Photo de Teddy Sears, l'acteur qui sera Jay dans la saison 2 de The Flash 



JUSTICE LEAGUE AUX ORIGINES (DC COMICS LE MEILLEUR DES SUPER-HEROS TOME 4 CHEZ EAGLEMOSS)

Le quatrième volume de la collection proposée par Eaglemoss est aussi le premier consacré à un groupe de super-héros, plutôt qu'à un individu seul, comme Batman ou Superman. C'est parti pour notre point bimensuel sur cette initiative en partenariat avec Urban Comics, et la review du jour.
Cet album est un tournant important pour la maison d'édition Dc puisque c'est la première aventure post New 52 (une sorte de grand redémarrage de toutes les séries de l'éditeur) et il a une mission capitale : reprendre à la racine les premiers instants en commun des plus grands super-héros, la genèse de leur association, les premiers pas en bonne compagnie. Que peut-on lire dans ces épisodes? Tout d'abord, l'action ne se situe pas dans le présent, mais "il y a cinq ans, à une époque où les gens ne savaient rien des super-héros". D'entrée, on sent que la reconstruction va être longue, probablement totale, sûrement passionnante. Les nostalgiques pleurent à chaudes larmes, tout est donc à refaire? Quelle prise de risque, quelle folie, ou quel coup de génie? En attendant, pleins feux sur Batman, qui est traqué sur les toits de Gotham City (très belle Gotham que cette sombre ville vue par Jim Lee, qui la connaît bien) mais aussi  lui même à la poursuite d'une créature extraterrestre venue commettre un acte de terrorisme. Il reçoit un précieux renfort en la personne de Hal Jordan, c'est à dire Green Lantern , et la chimie entre les deux repose d'emblée sur leurs différences basiques, à savoir un être doté d'un anneau qui lui confère une puissance quasi illimitée, et de l'autre un simple athlète déguisé en chauve souris. Leur antagoniste alien frappe et laisse échapper un nom : Darkseid. Qui du coup, reboot oblige, n'évoque rien aux deux héros (Dark side, plaisantent-ils...). Par contre, ils ont une petite idée derrière la tête : puisque nous en sommes à donner la chasse aux extraterrestres, pourquoi ne pas faire un saut à Metropolis, où un certain Superman aurait été signalé, et s'assurer qu'il n'est pour rien dans cette histoire... L'occasion de (re)découvrir l'homme de Krypton dans son nouveau costume, et qui n'est pas très heureux qu'on vienne lui chercher des poux dans la tête, à domicile. Un classique jeu de quiproquo comme au bon vieux temps du Silver Age, lorsque nos héros commençaient d'abord par se taper dessus, avant de devenir amis comme cochon. 

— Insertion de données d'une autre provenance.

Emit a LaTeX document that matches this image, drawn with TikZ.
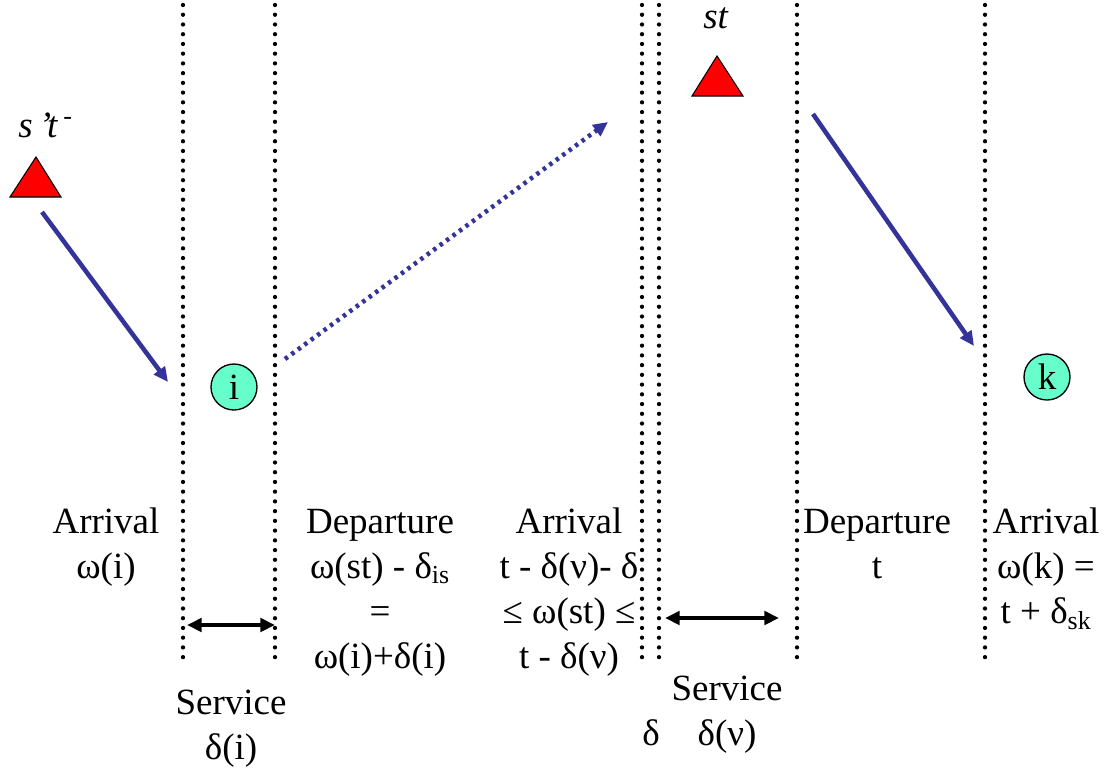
\documentclass[tikz,border=0pt]{standalone}
\usepackage{fontspec}
\setmainfont{Liberation Serif}
\usepackage{tikz}
\usetikzlibrary{arrows.meta}
\definecolor{flow}{HTML}{333399}
\definecolor{alarm}{HTML}{FF0000}
\definecolor{jobfill}{HTML}{66FFCC}
\tikzset{
  sep/.style={line width=3.2pt, line cap=round, dash pattern=on 0pt off 7.3pt},
  move/.style={line width=3.4pt, draw=flow, -{Triangle[length=11pt,width=10pt]}},
  hop/.style={move, dash pattern=on 2.6pt off 3.4pt},
  span/.style={line width=3pt, {Triangle[length=11pt,width=10pt]}-{Triangle[length=11pt,width=10pt]}},
  job/.style={circle, draw, line width=1pt, fill=jobfill, minimum size=34.5pt, inner sep=0pt,
    font=\fontsize{27.75}{33.75}\selectfont},
  tag/.style={align=center, anchor=base, inner sep=0pt, font=\fontsize{27.75}{33.75}\selectfont},
  evt/.style={draw=black, line width=0.8pt, fill=alarm},
}

\begin{document}
\begin{tikzpicture}[x=0.75pt, y=-0.75pt]
  \useasboundingbox (0,0) rectangle (1107,768);

  % time boundaries
  \foreach \name/\x in {b1/183, b2/275, b3/642, b4/659, b5/797, b6/985} {
    \coordinate (\name t) at (\x,5);
    \coordinate (\name b) at (\x,662);
    \draw[sep] (\name t) -- (\name b);
  }

  % events
  \coordinate (e1l) at (10,197);  % s't- base left
  \coordinate (e1r) at (61,197);
  \coordinate (e1a) at (36,157);
  \draw[evt] (e1l) -- (e1r) -- (e1a) -- cycle;
  \node[tag, anchor=base west, font=\fontsize{27.75}{33.75}\selectfont\itshape] (lbprev) at (18,137) {s\,’t\,\textsuperscript{\upshape -}};

  \coordinate (e2l) at (692,96);  % st base left
  \coordinate (e2r) at (743,96);
  \coordinate (e2a) at (717,56);
  \draw[evt] (e2l) -- (e2r) -- (e2a) -- cycle;
  \node[tag, anchor=base west, font=\fontsize{27.75}{33.75}\selectfont\itshape] (lbst) at (703,28) {st};

  % jobs
  \node[job] (i) at (234,387) {i};
  \node[job] (k) at (1047,377) {k};

  % flows
  \coordinate (f1s) at (42,212);
  \coordinate (f1e) at (168,382);
  \draw[move] (f1s) -- (f1e);
  \coordinate (f2s) at (285,359);
  \coordinate (f2e) at (608,122);
  \draw[hop] (f2s) -- (f2e);
  \coordinate (f3s) at (813,114);
  \coordinate (f3e) at (974,346);
  \draw[move] (f3s) -- (f3e);

  % service spans
  \coordinate (s1l) at (187,625);
  \coordinate (s1r) at (275,625);
  \draw[span] (s1l) -- (s1r);
  \coordinate (s2l) at (665,618);
  \coordinate (s2r) at (779,618);
  \draw[span] (s2l) -- (s2r);

  % labels (placed at baseline of last line)
  \node[tag] (arri) at (106,578) {Arrival\\ω(i)};
  \node[tag] (depi) at (380,668) {Departure\\ω(st) - δ\textsubscript{is}\\=\\ω(i)+δ(i)};
  \node[tag] (arrs) at (569,668) {Arrival\\t - δ(ν)- δ\\≤ ω(st) ≤\\t - δ(ν)};
  \node[tag] (srvi) at (231,759) {Service\\δ(i)};
  \node[tag] (srvs) at (727,745) {Service\\δ(ν)};
  \node[tag] (stray) at (651,745) {δ};
  \node[tag] (deps) at (877,578) {Departure\\t};
  \node[tag] (arrk) at (1046,623) {Arrival\\ω(k) =\\t + δ\textsubscript{sk}};
\end{tikzpicture}
\end{document}
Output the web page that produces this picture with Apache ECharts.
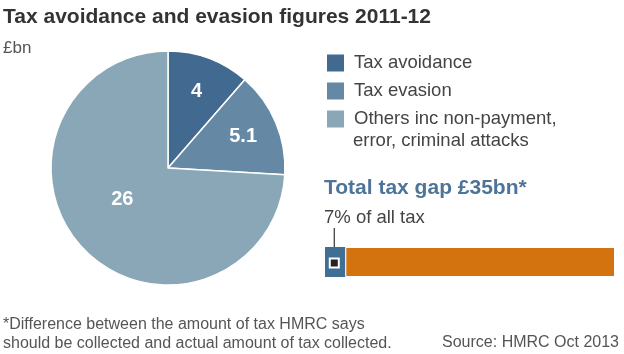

Les lecteurs Dc seront heureux de savoir que la nouvelle Justice League se construit peu à peu, page après page. Wonder Woman, Flash, le destin de Cyborg, tout ce que nous connaissions déjà est ici lentement reproposé, revisité, et c'est une véritable manne pour le néophyte, qui aurait toujours voulu se mettre à Dc sans oser franchir le pas, trop dépaysé par la faune locale en spandex. Cette fois plus d'excuse, le récit est d'une clarté exemplaire, met en place tout un univers, héros et vilains de légende, qui sera accessible à tous, sans exception. Geoff Johns est bien sur le grand démiurge derrière cet album. Et Jim Lee, évidemment. Il est indéniable que ce n'est pas son meilleur travail à ce jour, qu'on l'a déjà vu plus appliqué sur les seconds plans, et sur certaines expressions faciales. Mais nous parlons toujours du grand Jim, c'est à dire un artiste qui même avec un bras dans le plâtre, n'a pas son pareil pour rendre des planches plastiquement réjouissantes, et imprimer du mouvement et de la force, case après case. Personne d'autre que lui n'est capable de présenter instantanément un aréopage de surhommes iconiques et fiers, et de donner à l'héroïsme un visage et une consistance en quelques coups de crayon. Ce premier récit de la Justice League nouvelle mouture est tout simplement réjouissant. Vous ne pouvez pas le rater. Pas parce que c'est une histoire bouleversante, une trouvaille inédite (au contraire, à ce niveau il y avait mieux à faire), mais parce qu'il porte en son sein les germes de ce qui va constituer la troisième jeunesse  d'un des plus grands éditeurs de comic-books, et qui offre de la sorte une porte d'entrée immanquable et remarquable vers son univers narratif. Un choix évident et pratiquement obligé pour Eaglemoss, pour vous faire plaisir, et à offrir à celles et ceux qui hésitent encore à franchir le pas.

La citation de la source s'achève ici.